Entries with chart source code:
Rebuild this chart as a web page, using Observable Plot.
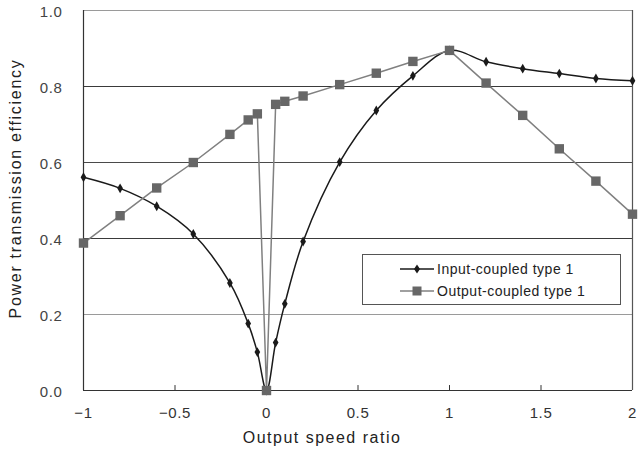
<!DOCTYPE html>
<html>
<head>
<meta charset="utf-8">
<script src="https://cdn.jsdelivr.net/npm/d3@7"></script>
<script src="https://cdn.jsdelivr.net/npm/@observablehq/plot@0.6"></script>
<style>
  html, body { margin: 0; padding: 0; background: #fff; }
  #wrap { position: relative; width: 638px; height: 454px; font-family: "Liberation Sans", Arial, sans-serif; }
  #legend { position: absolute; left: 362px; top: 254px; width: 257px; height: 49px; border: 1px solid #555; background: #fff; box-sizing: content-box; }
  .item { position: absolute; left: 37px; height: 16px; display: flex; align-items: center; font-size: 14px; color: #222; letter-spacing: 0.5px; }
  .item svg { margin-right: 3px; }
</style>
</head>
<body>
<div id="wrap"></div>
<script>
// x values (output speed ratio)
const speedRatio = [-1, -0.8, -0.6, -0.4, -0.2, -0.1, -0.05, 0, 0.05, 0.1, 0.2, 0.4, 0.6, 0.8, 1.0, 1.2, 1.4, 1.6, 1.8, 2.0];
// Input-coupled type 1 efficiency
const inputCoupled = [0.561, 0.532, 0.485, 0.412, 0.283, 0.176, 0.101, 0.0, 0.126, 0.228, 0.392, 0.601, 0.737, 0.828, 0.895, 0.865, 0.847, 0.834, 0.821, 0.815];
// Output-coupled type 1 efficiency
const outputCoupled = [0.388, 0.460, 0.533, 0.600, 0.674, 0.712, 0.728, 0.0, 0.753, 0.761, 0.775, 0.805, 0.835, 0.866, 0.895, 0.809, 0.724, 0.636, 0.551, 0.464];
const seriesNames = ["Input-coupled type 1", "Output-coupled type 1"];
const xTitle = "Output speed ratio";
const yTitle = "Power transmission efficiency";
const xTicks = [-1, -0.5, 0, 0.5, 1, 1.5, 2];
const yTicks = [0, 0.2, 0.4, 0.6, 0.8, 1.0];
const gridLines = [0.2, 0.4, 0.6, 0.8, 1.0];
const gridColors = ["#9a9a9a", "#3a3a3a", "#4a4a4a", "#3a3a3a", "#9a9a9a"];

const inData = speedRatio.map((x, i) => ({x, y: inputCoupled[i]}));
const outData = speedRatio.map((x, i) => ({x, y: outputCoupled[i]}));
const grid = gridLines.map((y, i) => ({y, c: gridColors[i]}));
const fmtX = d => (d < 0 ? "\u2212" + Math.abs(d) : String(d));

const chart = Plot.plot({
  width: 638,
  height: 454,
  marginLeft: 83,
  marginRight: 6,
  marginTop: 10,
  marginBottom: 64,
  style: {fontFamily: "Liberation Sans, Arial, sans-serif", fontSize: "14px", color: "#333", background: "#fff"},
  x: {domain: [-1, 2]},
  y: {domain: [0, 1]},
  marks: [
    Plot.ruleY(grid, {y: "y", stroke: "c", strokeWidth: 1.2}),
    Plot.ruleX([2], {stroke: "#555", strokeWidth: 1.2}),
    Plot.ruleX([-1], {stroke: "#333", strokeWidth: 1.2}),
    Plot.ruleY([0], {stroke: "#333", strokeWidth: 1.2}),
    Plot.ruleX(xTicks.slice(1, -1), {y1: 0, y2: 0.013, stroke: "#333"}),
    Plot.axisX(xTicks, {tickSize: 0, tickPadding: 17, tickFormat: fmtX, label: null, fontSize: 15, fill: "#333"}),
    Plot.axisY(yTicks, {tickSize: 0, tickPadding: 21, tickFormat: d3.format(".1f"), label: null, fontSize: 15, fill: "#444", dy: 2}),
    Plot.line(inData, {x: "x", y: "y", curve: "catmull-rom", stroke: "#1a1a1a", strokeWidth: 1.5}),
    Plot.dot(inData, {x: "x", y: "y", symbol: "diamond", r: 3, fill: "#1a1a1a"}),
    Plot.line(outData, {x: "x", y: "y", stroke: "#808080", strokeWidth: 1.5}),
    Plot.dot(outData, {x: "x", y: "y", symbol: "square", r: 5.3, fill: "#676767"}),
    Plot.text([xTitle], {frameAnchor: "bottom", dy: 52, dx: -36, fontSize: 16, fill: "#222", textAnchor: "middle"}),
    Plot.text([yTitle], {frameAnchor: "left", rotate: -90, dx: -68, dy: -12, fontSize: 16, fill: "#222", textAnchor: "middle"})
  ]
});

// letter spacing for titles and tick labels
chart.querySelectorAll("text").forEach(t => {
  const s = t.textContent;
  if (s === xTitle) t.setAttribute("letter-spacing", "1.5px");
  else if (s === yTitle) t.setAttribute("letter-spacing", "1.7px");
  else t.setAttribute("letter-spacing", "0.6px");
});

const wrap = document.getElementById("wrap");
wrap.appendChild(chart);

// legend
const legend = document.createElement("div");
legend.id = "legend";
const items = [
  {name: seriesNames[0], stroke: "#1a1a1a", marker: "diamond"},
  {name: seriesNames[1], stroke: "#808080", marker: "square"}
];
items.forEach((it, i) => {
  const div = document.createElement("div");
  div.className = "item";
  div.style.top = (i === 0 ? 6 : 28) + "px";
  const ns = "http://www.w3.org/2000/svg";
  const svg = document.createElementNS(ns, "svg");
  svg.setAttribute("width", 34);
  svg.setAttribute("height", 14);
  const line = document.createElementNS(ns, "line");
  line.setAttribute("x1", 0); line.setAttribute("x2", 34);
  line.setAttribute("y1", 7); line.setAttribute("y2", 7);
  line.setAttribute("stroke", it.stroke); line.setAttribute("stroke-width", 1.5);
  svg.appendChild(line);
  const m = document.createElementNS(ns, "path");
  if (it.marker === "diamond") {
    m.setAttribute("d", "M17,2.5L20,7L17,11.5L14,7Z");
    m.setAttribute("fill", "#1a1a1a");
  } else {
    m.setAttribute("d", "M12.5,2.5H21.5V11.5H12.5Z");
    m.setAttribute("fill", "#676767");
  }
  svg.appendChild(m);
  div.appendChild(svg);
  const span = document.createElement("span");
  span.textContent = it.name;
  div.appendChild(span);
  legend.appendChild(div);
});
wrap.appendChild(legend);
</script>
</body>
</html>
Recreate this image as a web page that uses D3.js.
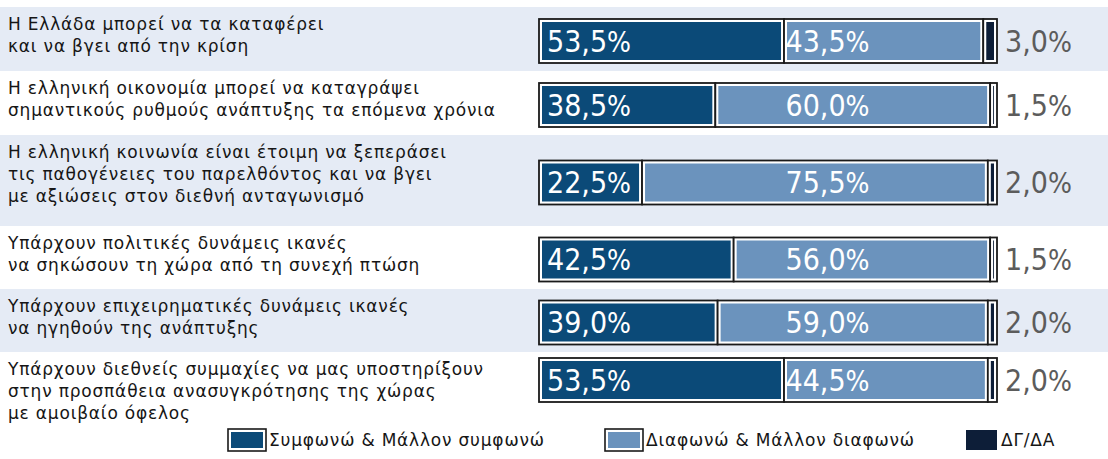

WHAT NEEDS TO BE DONE:
Pictures don't belong in the copy. Restate all the entries exactly.

OUTPUT OF THE EXERCISE:
Rebuild this chart as a web page, using Observable Plot.
<!DOCTYPE html>
<html>
<head>
<meta charset="utf-8">
<script src="https://cdn.jsdelivr.net/npm/d3@7"></script>
<script src="https://cdn.jsdelivr.net/npm/@observablehq/plot@0.6"></script>
<style>
  html, body { margin: 0; padding: 0; background: #fff; }
  #wrap { position: relative; width: 638px; height: 454px; font-family: "Liberation Sans", Arial, sans-serif; }
  #legend { position: absolute; left: 362px; top: 254px; width: 257px; height: 49px; border: 1px solid #555; background: #fff; box-sizing: content-box; }
  .item { position: absolute; left: 37px; height: 16px; display: flex; align-items: center; font-size: 14px; color: #222; letter-spacing: 0.5px; }
  .item svg { margin-right: 3px; }
</style>
</head>
<body>
<div id="wrap"></div>
<script>
// x values (output speed ratio)
const speedRatio = [-1, -0.8, -0.6, -0.4, -0.2, -0.1, -0.05, 0, 0.05, 0.1, 0.2, 0.4, 0.6, 0.8, 1.0, 1.2, 1.4, 1.6, 1.8, 2.0];
// Input-coupled type 1 efficiency
const inputCoupled = [0.561, 0.532, 0.485, 0.412, 0.283, 0.176, 0.101, 0.0, 0.126, 0.228, 0.392, 0.601, 0.737, 0.828, 0.895, 0.865, 0.847, 0.834, 0.821, 0.815];
// Output-coupled type 1 efficiency
const outputCoupled = [0.388, 0.460, 0.533, 0.600, 0.674, 0.712, 0.728, 0.0, 0.753, 0.761, 0.775, 0.805, 0.835, 0.866, 0.895, 0.809, 0.724, 0.636, 0.551, 0.464];
const seriesNames = ["Input-coupled type 1", "Output-coupled type 1"];
const xTitle = "Output speed ratio";
const yTitle = "Power transmission efficiency";
const xTicks = [-1, -0.5, 0, 0.5, 1, 1.5, 2];
const yTicks = [0, 0.2, 0.4, 0.6, 0.8, 1.0];
const gridLines = [0.2, 0.4, 0.6, 0.8, 1.0];
const gridColors = ["#9a9a9a", "#3a3a3a", "#4a4a4a", "#3a3a3a", "#9a9a9a"];

const inData = speedRatio.map((x, i) => ({x, y: inputCoupled[i]}));
const outData = speedRatio.map((x, i) => ({x, y: outputCoupled[i]}));
const grid = gridLines.map((y, i) => ({y, c: gridColors[i]}));
const fmtX = d => (d < 0 ? "\u2212" + Math.abs(d) : String(d));

const chart = Plot.plot({
  width: 638,
  height: 454,
  marginLeft: 83,
  marginRight: 6,
  marginTop: 10,
  marginBottom: 64,
  style: {fontFamily: "Liberation Sans, Arial, sans-serif", fontSize: "14px", color: "#333", background: "#fff"},
  x: {domain: [-1, 2]},
  y: {domain: [0, 1]},
  marks: [
    Plot.ruleY(grid, {y: "y", stroke: "c", strokeWidth: 1.2}),
    Plot.ruleX([2], {stroke: "#555", strokeWidth: 1.2}),
    Plot.ruleX([-1], {stroke: "#333", strokeWidth: 1.2}),
    Plot.ruleY([0], {stroke: "#333", strokeWidth: 1.2}),
    Plot.ruleX(xTicks.slice(1, -1), {y1: 0, y2: 0.013, stroke: "#333"}),
    Plot.axisX(xTicks, {tickSize: 0, tickPadding: 17, tickFormat: fmtX, label: null, fontSize: 15, fill: "#333"}),
    Plot.axisY(yTicks, {tickSize: 0, tickPadding: 21, tickFormat: d3.format(".1f"), label: null, fontSize: 15, fill: "#444", dy: 2}),
    Plot.line(inData, {x: "x", y: "y", curve: "catmull-rom", stroke: "#1a1a1a", strokeWidth: 1.5}),
    Plot.dot(inData, {x: "x", y: "y", symbol: "diamond", r: 3, fill: "#1a1a1a"}),
    Plot.line(outData, {x: "x", y: "y", stroke: "#808080", strokeWidth: 1.5}),
    Plot.dot(outData, {x: "x", y: "y", symbol: "square", r: 5.3, fill: "#676767"}),
    Plot.text([xTitle], {frameAnchor: "bottom", dy: 52, dx: -36, fontSize: 16, fill: "#222", textAnchor: "middle"}),
    Plot.text([yTitle], {frameAnchor: "left", rotate: -90, dx: -68, dy: -12, fontSize: 16, fill: "#222", textAnchor: "middle"})
  ]
});

// letter spacing for titles and tick labels
chart.querySelectorAll("text").forEach(t => {
  const s = t.textContent;
  if (s === xTitle) t.setAttribute("letter-spacing", "1.5px");
  else if (s === yTitle) t.setAttribute("letter-spacing", "1.7px");
  else t.setAttribute("letter-spacing", "0.6px");
});

const wrap = document.getElementById("wrap");
wrap.appendChild(chart);

// legend
const legend = document.createElement("div");
legend.id = "legend";
const items = [
  {name: seriesNames[0], stroke: "#1a1a1a", marker: "diamond"},
  {name: seriesNames[1], stroke: "#808080", marker: "square"}
];
items.forEach((it, i) => {
  const div = document.createElement("div");
  div.className = "item";
  div.style.top = (i === 0 ? 6 : 28) + "px";
  const ns = "http://www.w3.org/2000/svg";
  const svg = document.createElementNS(ns, "svg");
  svg.setAttribute("width", 34);
  svg.setAttribute("height", 14);
  const line = document.createElementNS(ns, "line");
  line.setAttribute("x1", 0); line.setAttribute("x2", 34);
  line.setAttribute("y1", 7); line.setAttribute("y2", 7);
  line.setAttribute("stroke", it.stroke); line.setAttribute("stroke-width", 1.5);
  svg.appendChild(line);
  const m = document.createElementNS(ns, "path");
  if (it.marker === "diamond") {
    m.setAttribute("d", "M17,2.5L20,7L17,11.5L14,7Z");
    m.setAttribute("fill", "#1a1a1a");
  } else {
    m.setAttribute("d", "M12.5,2.5H21.5V11.5H12.5Z");
    m.setAttribute("fill", "#676767");
  }
  svg.appendChild(m);
  div.appendChild(svg);
  const span = document.createElement("span");
  span.textContent = it.name;
  div.appendChild(span);
  legend.appendChild(div);
});
wrap.appendChild(legend);
</script>
</body>
</html>
Recreate this image as a web page that uses D3.js.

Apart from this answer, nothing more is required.